A full duty release is the ATP’s decision: In Tsirlin v. Ace American Insurance, W.C. No. 4-974-865 (April 17, 2017), Claimant was placed at MMI by her ATP with a full duty release. Claimant was then removed from MMI at the DIME. At hearing, the DIME physician’s opinion on MMI was upheld. Claimant then requested a hearing seeking TTD benefits after the original date of MMI. The ALJ found there was no ambiguity that Claimant was released to full duty when she was originally placed at MMI and denied TTD benefits. On appeal, Claimant argued that there was a judicial determination that there was no applicable return to work by the ATP. ICAO was not persuaded, and held that the ATP released Claimant to full duty, therefore she was not entitled to TTD benefits.
Moral of the story: A full duty release by an ATP is valid even when Claimant is removed from MMI at a DIME.
AWW Windfall: In Phillips-Zalal v. King Soopers, Inc., W.C. No. 5-000-569 (April 26, 2017), the ALJ computed Claimant’s AWW by including wages from her concurrent employer. Respondents challenged the computation and argued that Claimant’s concurrent wages should not be included in her AWW calculation because she continued to work and she did not lose any wages at her concurrent employment. ICAO disagreed and stated that the ALJ did not abuse her discretion in computing Claimant’s AWW. ICAO held that the fact that Claimant suffered no lost time and no lost wages did not preclude an ALJ from calculating Claimant’s AWW using her concurrent employment wages.

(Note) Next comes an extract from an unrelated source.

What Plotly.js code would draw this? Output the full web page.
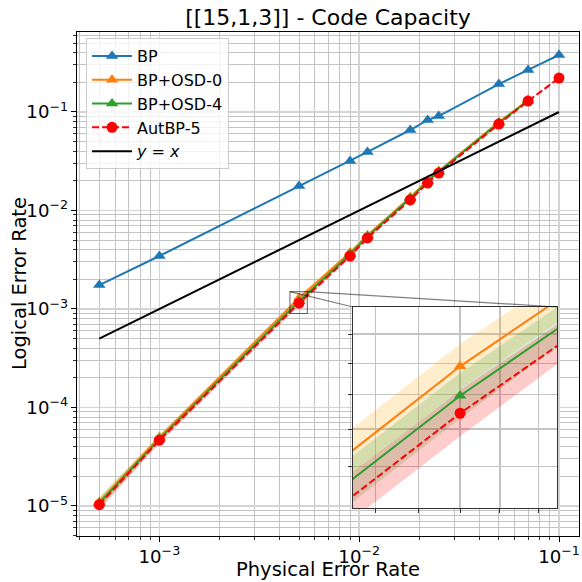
<!DOCTYPE html>
<html><head><meta charset="utf-8">
<script src="https://cdn.plot.ly/plotly-3.0.1.min.js"></script>
<style>html,body{margin:0;padding:0;background:#fff}#chart{width:582px;height:582px}</style>
</head><body><div id="chart"></div>
<script>
// ---- data ----
const pAll = [0.0005, 0.001, 0.005, 0.009, 0.011, 0.018, 0.022, 0.025, 0.05, 0.07, 0.1];
const pOSD = [0.0005, 0.001, 0.005, 0.009, 0.011, 0.018, 0.022, 0.025, 0.05, 0.07];
const bpVals = [0.00175, 0.00345, 0.0177, 0.0318, 0.0393, 0.0656, 0.083, 0.091, 0.192, 0.267, 0.379];
const osd0Vals = [1.1e-5, 5.0e-5, 1.29e-3, 3.75e-3, 5.6e-3, 1.36e-2, 2.02e-2, 2.52e-2, 7.9e-2, 0.132];
const osd0Lo = [0.97e-5, 4.67e-5, 1.218e-3, 3.62e-3, 5.45e-3, 1.335e-2, 1.99e-2, 2.49e-2, 7.85e-2, 0.131];
const osd0Hi = [1.24e-5, 5.36e-5, 1.365e-3, 3.88e-3, 5.75e-3, 1.385e-2, 2.05e-2, 2.55e-2, 7.95e-2, 0.133];
const osd4Vals = [1.07e-5, 4.8e-5, 1.197e-3, 3.6e-3, 5.45e-3, 1.33e-2, 1.98e-2, 2.47e-2, 7.75e-2, 0.130];
const osd4Lo = [0.94e-5, 4.47e-5, 1.13e-3, 3.47e-3, 5.3e-3, 1.305e-2, 1.95e-2, 2.44e-2, 7.7e-2, 0.129];
const osd4Hi = [1.21e-5, 5.16e-5, 1.268e-3, 3.73e-3, 5.6e-3, 1.355e-2, 2.01e-2, 2.50e-2, 7.8e-2, 0.131];
const autVals = [1.03e-5, 4.65e-5, 1.145e-3, 3.45e-3, 5.26e-3, 1.28e-2, 1.9e-2, 2.4e-2, 7.55e-2, 0.129, 0.221];
const autLo = [0.91e-5, 4.32e-5, 1.08e-3, 3.33e-3, 5.12e-3, 1.255e-2, 1.87e-2, 2.37e-2, 7.5e-2, 0.128, 0.220];
const autHi = [1.16e-5, 5.0e-5, 1.215e-3, 3.57e-3, 5.4e-3, 1.305e-2, 1.93e-2, 2.43e-2, 7.6e-2, 0.130, 0.222];
const refX = [0.0005, 0.1];
const names = ['BP', 'BP+OSD-0', 'BP+OSD-4', 'AutBP-5', '<i>y</i> = <i>x</i>'];
const titleText = '[[15,1,3]] - Code Capacity';
const xTitle = 'Physical Error Rate';
const yTitle = 'Logical Error Rate';
const insetX = [0.0045, 0.0055];
const insetY = [9e-4, 1.5e-3];
const insetTickX = [0.0046, 0.0048, 0.005, 0.0052, 0.0054];
const insetTickY = [1.0e-3, 1.1e-3, 1.2e-3, 1.3e-3, 1.4e-3];

// ---- layout constants ----
const LOG = Math.log10;
const xRange = [-3.4125, -0.9];
const yRange = [-5.305, -0.188];
const insetDomX = [0.55, 0.956];
const insetDomY = [0.0556, 0.4544];
const C = {blue:'#1f77b4', orange:'#ff7f0e', green:'#2ca02c', red:'#ff0000'};

function band(x, lo, hi, fill, xa, ya) {
  return [
    {x:x, y:lo, mode:'lines', line:{width:0}, showlegend:false, hoverinfo:'skip', xaxis:xa, yaxis:ya},
    {x:x, y:hi, mode:'lines', line:{width:0}, fill:'tonexty', fillcolor:fill, showlegend:false, hoverinfo:'skip', xaxis:xa, yaxis:ya}
  ];
}
function series(x, y, name, color, symbol, dash, xa, ya, legend) {
  return {x:x, y:y, name:name, mode:'lines+markers', xaxis:xa, yaxis:ya, showlegend:legend,
    line:{color:color, width:2, dash:dash},
    marker:{color:color, symbol:symbol, size:11, line:{width:0}}};
}
function allTraces(xa, ya, legend) {
  return [].concat(
    band(pOSD, osd0Lo, osd0Hi, 'rgba(255,165,0,0.2)', xa, ya),
    band(pOSD, osd4Lo, osd4Hi, 'rgba(44,160,44,0.2)', xa, ya),
    band(pAll, autLo, autHi, 'rgba(255,0,0,0.2)', xa, ya),
    [series(pAll, bpVals, names[0], C.blue, 'triangle-up', 'solid', xa, ya, legend),
     series(pOSD, osd0Vals, names[1], C.orange, 'triangle-up', 'solid', xa, ya, legend),
     series(pOSD, osd4Vals, names[2], C.green, 'triangle-up', 'solid', xa, ya, legend),
     series(pAll, autVals, names[3], C.red, 'circle', '7px,3px', xa, ya, legend),
     {x:refX, y:refX, name:names[4], mode:'lines', line:{color:'black', width:2}, xaxis:xa, yaxis:ya, showlegend:legend}]
  );
}
const data = allTraces('x', 'y', true).concat(allTraces('x2', 'y2', false));

const toPX = v => (LOG(v) - xRange[0]) / (xRange[1] - xRange[0]);
const toPY = v => (LOG(v) - yRange[0]) / (yRange[1] - yRange[0]);
const grey = 'rgba(0,0,0,0.5)';
const shapes = [
  {type:'rect', xref:'paper', yref:'paper', x0:toPX(insetX[0]), x1:toPX(insetX[1]), y0:toPY(insetY[0]), y1:toPY(insetY[1]), line:{color:grey, width:1.2}},
  {type:'line', xref:'paper', yref:'paper', x0:toPX(insetX[0]), y0:toPY(insetY[1]), x1:insetDomX[0], y1:insetDomY[1], line:{color:grey, width:1.2}},
  {type:'line', xref:'paper', yref:'paper', x0:toPX(insetX[1]), y0:toPY(insetY[1]), x1:insetDomX[1], y1:insetDomY[1], line:{color:grey, width:1.2}}
];

const mainAxis = {
  type:'log', dtick:1, exponentformat:'power', ticks:'outside', ticklen:5, tickwidth:1, tickcolor:'black',
  showline:true, mirror:true, linecolor:'black', linewidth:1, zeroline:false,
  showgrid:true, gridcolor:'#d4d4d4', gridwidth:1.6,
  minor:{dtick:'D1', ticks:'outside', ticklen:3, tickwidth:0.8, tickcolor:'black', showgrid:true, gridcolor:'#bdbdbd', gridwidth:0.9},
  tickfont:{size:14.5, color:'black'}
};
const insetAxis = {
  type:'log', showticklabels:false, ticks:'outside', ticklen:4, tickwidth:1, tickcolor:'#333',
  showline:true, mirror:true, linecolor:'#333', linewidth:1, zeroline:false,
  showgrid:true, gridcolor:'#c4c4c4', gridwidth:1.3
};

const layout = {
  width:582, height:582, margin:{l:77, r:3, t:32, b:46},
  paper_bgcolor:'white', plot_bgcolor:'#ffffff',
  font:{family:'DejaVu Sans', color:'black', size:16},
  title:{text:titleText, font:{size:22, color:'black'}, x:0.5, xref:'paper', xanchor:'center', y:1 - 17/582, yref:'container', yanchor:'middle'},
  xaxis: Object.assign({}, mainAxis, {range:xRange}),
  yaxis: Object.assign({}, mainAxis, {range:yRange}),
  xaxis2: Object.assign({}, insetAxis, {domain:insetDomX, anchor:'y2', range:[LOG(insetX[0]), LOG(insetX[1])], tickvals:insetTickX}),
  yaxis2: Object.assign({}, insetAxis, {domain:insetDomY, anchor:'x2', range:[LOG(insetY[0]), LOG(insetY[1])], tickvals:insetTickY}),
  legend:{x:0.018, y:0.988, xanchor:'left', yanchor:'top', traceorder:'normal', itemwidth:40,
          bgcolor:'rgba(255,255,255,0.8)', bordercolor:'#cccccc', borderwidth:1, font:{size:16}},
  annotations:[
    {text:yTitle, textangle:-90, xref:'paper', yref:'paper', x:-(77 - 19) / 502, y:0.5,
     xanchor:'center', yanchor:'middle', showarrow:false, font:{size:19.5, color:'black'}},
    {text:xTitle, xref:'paper', yref:'paper', x:0.5, y:-(569.5 - 536) / 504,
     xanchor:'center', yanchor:'middle', showarrow:false, borderpad:0, font:{size:19.5, color:'black'}}
  ],
  shapes:shapes
};
Plotly.newPlot('chart', data, layout, {displayModeBar:false, staticPlot:true});
</script></body></html>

Moral of the story: ALJs have wide-discretion to compute a Claimant’s AWW.
Compensable injury, but not a compensable surgery: In Gilbert v. Sears Outlet, W.C. No. 5-002-271 (April 24, 2017), Claimant challenged an Order denying compensability of her knee surgery. Claimant alleged that she injured her knee moving a washing machine. Claimant underwent a patellar surgery. The ALJ found the claim compensable for a right knee strain only and determined that Claimant’s right knee surgery was not reasonable, necessary, or related to her right knee strain. On appeal, ICAO agreed holding that there was sufficient evidence in the record that Claimant did not aggravate her preexisting chronic patellofemoral syndrome, and therefore, Claimant’s subsequent surgery was not reasonable or necessary.
Moral of the story: An injury can be found compensable, but not all medical treatment is necessary or related.